**Exercise requirements:** Every line must be returned precisely as it is written.

_____

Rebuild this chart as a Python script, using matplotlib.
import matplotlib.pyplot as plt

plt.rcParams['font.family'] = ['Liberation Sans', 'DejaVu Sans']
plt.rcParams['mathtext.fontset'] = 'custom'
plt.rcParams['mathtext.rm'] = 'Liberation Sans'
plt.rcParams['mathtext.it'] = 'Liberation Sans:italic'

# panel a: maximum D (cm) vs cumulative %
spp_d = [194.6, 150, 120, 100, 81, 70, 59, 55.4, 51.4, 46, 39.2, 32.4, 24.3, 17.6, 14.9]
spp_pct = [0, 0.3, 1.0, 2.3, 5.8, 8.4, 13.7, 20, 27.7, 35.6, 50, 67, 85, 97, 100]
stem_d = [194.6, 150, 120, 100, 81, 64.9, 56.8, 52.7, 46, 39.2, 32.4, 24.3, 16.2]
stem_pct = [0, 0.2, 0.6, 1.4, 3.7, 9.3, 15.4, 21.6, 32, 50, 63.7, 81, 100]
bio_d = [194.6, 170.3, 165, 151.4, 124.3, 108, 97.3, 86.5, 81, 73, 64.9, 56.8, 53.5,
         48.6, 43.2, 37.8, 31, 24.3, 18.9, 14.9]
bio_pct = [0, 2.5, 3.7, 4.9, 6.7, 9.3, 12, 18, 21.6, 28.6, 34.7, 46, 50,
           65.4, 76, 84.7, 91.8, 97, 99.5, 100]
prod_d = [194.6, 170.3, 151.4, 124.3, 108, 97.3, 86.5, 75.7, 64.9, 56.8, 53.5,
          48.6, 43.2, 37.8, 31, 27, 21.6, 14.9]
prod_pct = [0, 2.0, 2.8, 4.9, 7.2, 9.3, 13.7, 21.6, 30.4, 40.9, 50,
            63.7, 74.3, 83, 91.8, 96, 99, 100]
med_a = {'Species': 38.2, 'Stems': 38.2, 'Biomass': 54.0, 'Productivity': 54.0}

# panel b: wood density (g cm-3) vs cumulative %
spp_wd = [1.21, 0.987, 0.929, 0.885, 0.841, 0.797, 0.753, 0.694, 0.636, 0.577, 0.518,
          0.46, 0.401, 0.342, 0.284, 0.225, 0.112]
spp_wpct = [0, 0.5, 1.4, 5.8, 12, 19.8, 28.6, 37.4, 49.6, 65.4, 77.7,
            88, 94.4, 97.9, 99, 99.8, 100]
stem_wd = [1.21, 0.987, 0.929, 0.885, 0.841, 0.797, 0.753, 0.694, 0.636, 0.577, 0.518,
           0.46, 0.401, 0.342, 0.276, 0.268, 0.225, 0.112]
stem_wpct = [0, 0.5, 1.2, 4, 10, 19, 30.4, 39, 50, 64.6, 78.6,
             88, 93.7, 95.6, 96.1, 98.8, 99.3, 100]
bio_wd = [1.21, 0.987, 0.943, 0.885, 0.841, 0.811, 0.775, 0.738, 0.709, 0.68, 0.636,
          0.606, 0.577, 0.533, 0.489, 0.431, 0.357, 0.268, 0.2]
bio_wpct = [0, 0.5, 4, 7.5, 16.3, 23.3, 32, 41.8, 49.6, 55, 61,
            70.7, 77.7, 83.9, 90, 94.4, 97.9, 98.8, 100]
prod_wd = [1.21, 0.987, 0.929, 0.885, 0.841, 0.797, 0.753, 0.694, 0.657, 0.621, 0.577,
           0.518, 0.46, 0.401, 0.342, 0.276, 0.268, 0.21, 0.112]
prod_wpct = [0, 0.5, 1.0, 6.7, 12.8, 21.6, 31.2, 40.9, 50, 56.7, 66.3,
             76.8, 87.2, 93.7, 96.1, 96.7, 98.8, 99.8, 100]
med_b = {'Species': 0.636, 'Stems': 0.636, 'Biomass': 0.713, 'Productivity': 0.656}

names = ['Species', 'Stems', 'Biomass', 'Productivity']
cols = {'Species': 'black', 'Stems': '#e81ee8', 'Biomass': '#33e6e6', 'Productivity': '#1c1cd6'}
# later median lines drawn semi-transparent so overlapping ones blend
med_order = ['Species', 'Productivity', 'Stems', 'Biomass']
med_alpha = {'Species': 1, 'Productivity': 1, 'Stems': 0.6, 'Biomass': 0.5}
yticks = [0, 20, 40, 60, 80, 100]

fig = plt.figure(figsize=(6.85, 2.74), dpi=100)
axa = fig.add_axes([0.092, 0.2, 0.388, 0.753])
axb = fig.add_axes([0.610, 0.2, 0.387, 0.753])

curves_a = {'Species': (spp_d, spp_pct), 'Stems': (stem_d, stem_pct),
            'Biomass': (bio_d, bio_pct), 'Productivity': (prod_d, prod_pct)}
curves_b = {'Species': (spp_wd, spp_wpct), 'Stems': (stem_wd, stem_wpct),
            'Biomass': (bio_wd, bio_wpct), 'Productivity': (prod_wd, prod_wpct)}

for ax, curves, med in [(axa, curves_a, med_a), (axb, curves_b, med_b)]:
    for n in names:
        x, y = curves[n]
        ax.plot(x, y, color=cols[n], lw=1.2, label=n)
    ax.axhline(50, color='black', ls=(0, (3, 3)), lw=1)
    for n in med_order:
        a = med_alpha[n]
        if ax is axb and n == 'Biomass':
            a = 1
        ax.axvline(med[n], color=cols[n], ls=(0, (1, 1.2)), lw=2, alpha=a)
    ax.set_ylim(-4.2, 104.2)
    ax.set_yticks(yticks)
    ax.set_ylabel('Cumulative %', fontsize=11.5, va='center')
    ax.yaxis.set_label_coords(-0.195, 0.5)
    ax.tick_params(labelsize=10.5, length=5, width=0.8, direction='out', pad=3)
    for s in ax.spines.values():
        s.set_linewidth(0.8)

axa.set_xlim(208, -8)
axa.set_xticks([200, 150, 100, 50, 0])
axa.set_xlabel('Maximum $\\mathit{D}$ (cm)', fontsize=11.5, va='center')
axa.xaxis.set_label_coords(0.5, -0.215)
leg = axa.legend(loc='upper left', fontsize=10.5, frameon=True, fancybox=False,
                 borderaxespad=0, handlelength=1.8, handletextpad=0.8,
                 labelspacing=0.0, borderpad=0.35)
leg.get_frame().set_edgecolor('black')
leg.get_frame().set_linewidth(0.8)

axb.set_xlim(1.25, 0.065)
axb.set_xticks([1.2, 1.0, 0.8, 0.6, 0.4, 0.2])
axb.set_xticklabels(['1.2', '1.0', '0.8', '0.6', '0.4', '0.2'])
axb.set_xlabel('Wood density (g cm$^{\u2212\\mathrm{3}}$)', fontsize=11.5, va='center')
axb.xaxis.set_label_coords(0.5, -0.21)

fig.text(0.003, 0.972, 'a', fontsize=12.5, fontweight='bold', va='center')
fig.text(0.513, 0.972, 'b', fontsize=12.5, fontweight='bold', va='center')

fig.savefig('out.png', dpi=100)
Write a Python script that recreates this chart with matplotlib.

_____

**Answer to the problem:**
Rebuild this chart as a Python script, using matplotlib.
import matplotlib.pyplot as plt

plt.rcParams['font.family'] = ['Liberation Sans', 'DejaVu Sans']
plt.rcParams['mathtext.fontset'] = 'custom'
plt.rcParams['mathtext.rm'] = 'Liberation Sans'
plt.rcParams['mathtext.it'] = 'Liberation Sans:italic'

# panel a: maximum D (cm) vs cumulative %
spp_d = [194.6, 150, 120, 100, 81, 70, 59, 55.4, 51.4, 46, 39.2, 32.4, 24.3, 17.6, 14.9]
spp_pct = [0, 0.3, 1.0, 2.3, 5.8, 8.4, 13.7, 20, 27.7, 35.6, 50, 67, 85, 97, 100]
stem_d = [194.6, 150, 120, 100, 81, 64.9, 56.8, 52.7, 46, 39.2, 32.4, 24.3, 16.2]
stem_pct = [0, 0.2, 0.6, 1.4, 3.7, 9.3, 15.4, 21.6, 32, 50, 63.7, 81, 100]
bio_d = [194.6, 170.3, 165, 151.4, 124.3, 108, 97.3, 86.5, 81, 73, 64.9, 56.8, 53.5,
         48.6, 43.2, 37.8, 31, 24.3, 18.9, 14.9]
bio_pct = [0, 2.5, 3.7, 4.9, 6.7, 9.3, 12, 18, 21.6, 28.6, 34.7, 46, 50,
           65.4, 76, 84.7, 91.8, 97, 99.5, 100]
prod_d = [194.6, 170.3, 151.4, 124.3, 108, 97.3, 86.5, 75.7, 64.9, 56.8, 53.5,
          48.6, 43.2, 37.8, 31, 27, 21.6, 14.9]
prod_pct = [0, 2.0, 2.8, 4.9, 7.2, 9.3, 13.7, 21.6, 30.4, 40.9, 50,
            63.7, 74.3, 83, 91.8, 96, 99, 100]
med_a = {'Species': 38.2, 'Stems': 38.2, 'Biomass': 54.0, 'Productivity': 54.0}

# panel b: wood density (g cm-3) vs cumulative %
spp_wd = [1.21, 0.987, 0.929, 0.885, 0.841, 0.797, 0.753, 0.694, 0.636, 0.577, 0.518,
          0.46, 0.401, 0.342, 0.284, 0.225, 0.112]
spp_wpct = [0, 0.5, 1.4, 5.8, 12, 19.8, 28.6, 37.4, 49.6, 65.4, 77.7,
            88, 94.4, 97.9, 99, 99.8, 100]
stem_wd = [1.21, 0.987, 0.929, 0.885, 0.841, 0.797, 0.753, 0.694, 0.636, 0.577, 0.518,
           0.46, 0.401, 0.342, 0.276, 0.268, 0.225, 0.112]
stem_wpct = [0, 0.5, 1.2, 4, 10, 19, 30.4, 39, 50, 64.6, 78.6,
             88, 93.7, 95.6, 96.1, 98.8, 99.3, 100]
bio_wd = [1.21, 0.987, 0.943, 0.885, 0.841, 0.811, 0.775, 0.738, 0.709, 0.68, 0.636,
          0.606, 0.577, 0.533, 0.489, 0.431, 0.357, 0.268, 0.2]
bio_wpct = [0, 0.5, 4, 7.5, 16.3, 23.3, 32, 41.8, 49.6, 55, 61,
            70.7, 77.7, 83.9, 90, 94.4, 97.9, 98.8, 100]
prod_wd = [1.21, 0.987, 0.929, 0.885, 0.841, 0.797, 0.753, 0.694, 0.657, 0.621, 0.577,
           0.518, 0.46, 0.401, 0.342, 0.276, 0.268, 0.21, 0.112]
prod_wpct = [0, 0.5, 1.0, 6.7, 12.8, 21.6, 31.2, 40.9, 50, 56.7, 66.3,
             76.8, 87.2, 93.7, 96.1, 96.7, 98.8, 99.8, 100]
med_b = {'Species': 0.636, 'Stems': 0.636, 'Biomass': 0.713, 'Productivity': 0.656}

names = ['Species', 'Stems', 'Biomass', 'Productivity']
cols = {'Species': 'black', 'Stems': '#e81ee8', 'Biomass': '#33e6e6', 'Productivity': '#1c1cd6'}
# later median lines drawn semi-transparent so overlapping ones blend
med_order = ['Species', 'Productivity', 'Stems', 'Biomass']
med_alpha = {'Species': 1, 'Productivity': 1, 'Stems': 0.6, 'Biomass': 0.5}
yticks = [0, 20, 40, 60, 80, 100]

fig = plt.figure(figsize=(6.85, 2.74), dpi=100)
axa = fig.add_axes([0.092, 0.2, 0.388, 0.753])
axb = fig.add_axes([0.610, 0.2, 0.387, 0.753])

curves_a = {'Species': (spp_d, spp_pct), 'Stems': (stem_d, stem_pct),
            'Biomass': (bio_d, bio_pct), 'Productivity': (prod_d, prod_pct)}
curves_b = {'Species': (spp_wd, spp_wpct), 'Stems': (stem_wd, stem_wpct),
            'Biomass': (bio_wd, bio_wpct), 'Productivity': (prod_wd, prod_wpct)}

for ax, curves, med in [(axa, curves_a, med_a), (axb, curves_b, med_b)]:
    for n in names:
        x, y = curves[n]
        ax.plot(x, y, color=cols[n], lw=1.2, label=n)
    ax.axhline(50, color='black', ls=(0, (3, 3)), lw=1)
    for n in med_order:
        a = med_alpha[n]
        if ax is axb and n == 'Biomass':
            a = 1
        ax.axvline(med[n], color=cols[n], ls=(0, (1, 1.2)), lw=2, alpha=a)
    ax.set_ylim(-4.2, 104.2)
    ax.set_yticks(yticks)
    ax.set_ylabel('Cumulative %', fontsize=11.5, va='center')
    ax.yaxis.set_label_coords(-0.195, 0.5)
    ax.tick_params(labelsize=10.5, length=5, width=0.8, direction='out', pad=3)
    for s in ax.spines.values():
        s.set_linewidth(0.8)

axa.set_xlim(208, -8)
axa.set_xticks([200, 150, 100, 50, 0])
axa.set_xlabel('Maximum $\\mathit{D}$ (cm)', fontsize=11.5, va='center')
axa.xaxis.set_label_coords(0.5, -0.215)
leg = axa.legend(loc='upper left', fontsize=10.5, frameon=True, fancybox=False,
                 borderaxespad=0, handlelength=1.8, handletextpad=0.8,
                 labelspacing=0.0, borderpad=0.35)
leg.get_frame().set_edgecolor('black')
leg.get_frame().set_linewidth(0.8)

axb.set_xlim(1.25, 0.065)
axb.set_xticks([1.2, 1.0, 0.8, 0.6, 0.4, 0.2])
axb.set_xticklabels(['1.2', '1.0', '0.8', '0.6', '0.4', '0.2'])
axb.set_xlabel('Wood density (g cm$^{\u2212\\mathrm{3}}$)', fontsize=11.5, va='center')
axb.xaxis.set_label_coords(0.5, -0.21)

fig.text(0.003, 0.972, 'a', fontsize=12.5, fontweight='bold', va='center')
fig.text(0.513, 0.972, 'b', fontsize=12.5, fontweight='bold', va='center')

fig.savefig('out.png', dpi=100)
Write a Python script that recreates this chart with matplotlib.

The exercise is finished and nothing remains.